Richard Tyler: Too, Too Much

After his magnificent effort for Anne Klein last week, expectations for Richard Tyler's signature collection were high. Too high. For the most part, his clothes, though impeccably constructed, were just too heavy-handed.

Parts of Richard's collection looked just fine. His tailored pieces were cut with an intricacy unrivaled in New York, and his fabric mixes were beautifully buoyant. He got off on a good military note with fitted olive dresses and jackets, seamed and buttoned to a fare-thee-well, and he sent out plenty of those glammed-up dandy looks his Hollywood stars love.
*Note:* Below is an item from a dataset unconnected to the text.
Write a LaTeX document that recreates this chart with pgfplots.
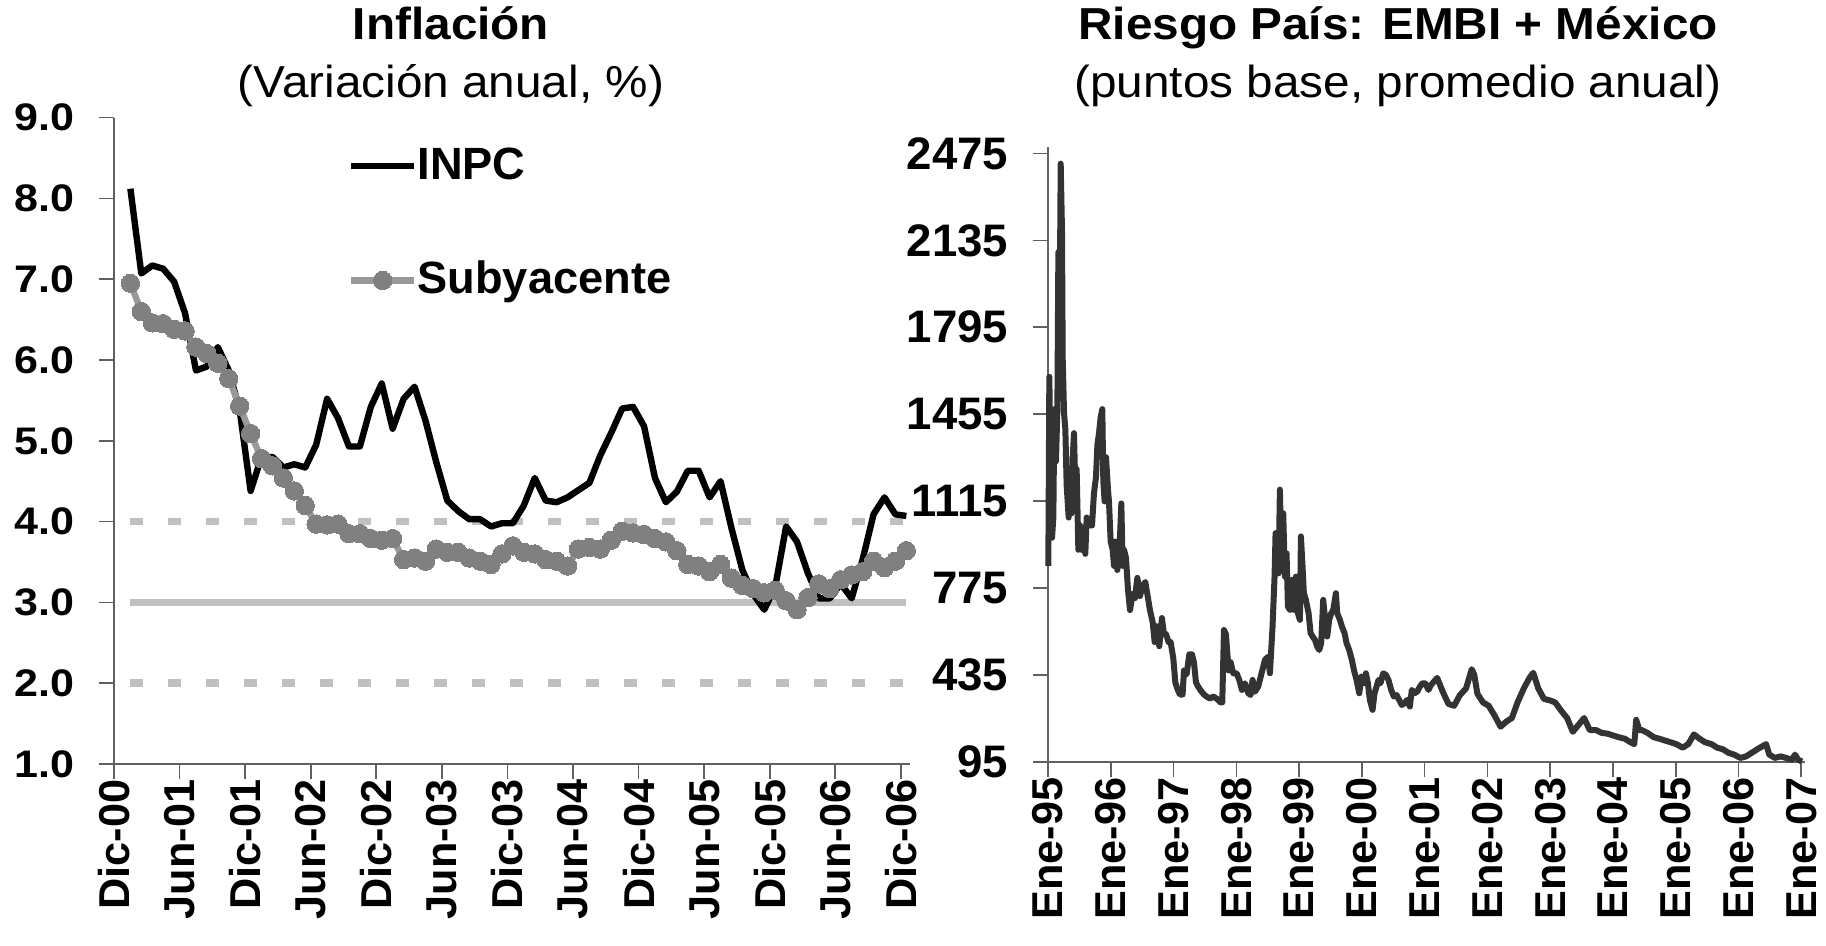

At night, he did his siren number, with a pair of knockout bias-cut charmeuse gowns, in brown with lace insets, and in a black diamond-patterned slip.

But while Richard's spring clothes were detailed with elegance if not restraint, this time out he buttoned, embroidered, bordered and otherwise bedecked everything with a frenetic gusto that too often buried the clothes.

Linda Allard for Ellen Tracy: The Real Thing

This was not only Linda Allard's first outing under the Bryant Park big top, it was also her first runway show. That didn't tempt her to pull any circus stunts, however. Linda just showed lots of what she does best -- real clothes. And with just about every major store chairman in her audience, it's obvious that the Ellen Tracy collection is a money-maker.

Allard jump-started her presentation with her young and snappy secondary line, Company by Ellen Tracy. In addition to sweet little schoolgirl suits and jumpers, Allard showed some terrific coats, including a worn, black leather rocker jacket and a long, hooded striped Tibetan number.

The designer's collection coats were also standouts, especially her shearlings over matching knits. Her military group looked crisp with navy midcalf coats over white shirts and navy leggings or a little trench jacket with a kilt. For evening, there were sexy double-breasted tuxedo suits worn with matching silk faille and suede to-the-knee boots. But Allard could have left some of the lackluster suits and the dated-looking belted knit dresses back in the showroom.